The culture of corporate abuse on these schemes is something that needs to be dealt with, before eroding the value of a day’s work any further.
Also, the government, through their many different schemes with different names have tried to shed the ‘workfare’ name, for its negative connotations. The ‘Work For The Dole’ policy seems a timely gift to re-brand the already failing schemes.
9) Benefit spending on jobless
“However, 57 per cent of welfare spending went to people of working age. This comprises £115 billion of annual expenditure or around 16 per cent of all government spending.“
Welfare spending for working age people includes (from Left Foot Forward):
- housing benefit
- child tax credit
- disability living allowance
- child benefit
- income support
- working tax credit
- job seekers allowance
- employment support allowance
Job seekers allowance makes up around 2-3% of welfare spending, so we can see how the figure of 57% and 16% skew the reality.

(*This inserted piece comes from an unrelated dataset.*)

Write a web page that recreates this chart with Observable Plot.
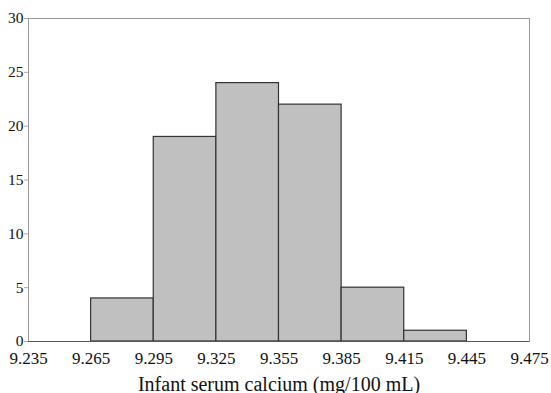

10) TPA director paid no tax
In 2009, it was revealed that a TPA director paid no British tax. With the continued secrecy over TPA funders and members, could this say it all for the so-called “guardian of taxpayers’ money, the voice of taxpayers in the media and their representative at Westminster?” How much does the ordinary taxpayer have in common with Alexander Heath?:
“The Tory-linked “campaign group” TaxPayers’ Alliance has been forced to admit that one of its directors hasn’t paid a penny of UK tax in years. Alexander Heath – who, strangely enough, is not listed on the TPA website – lives in a farmhouse in the French Loire. Heath returns to the UK “for about a fortnight each year and owns no property in Britain”.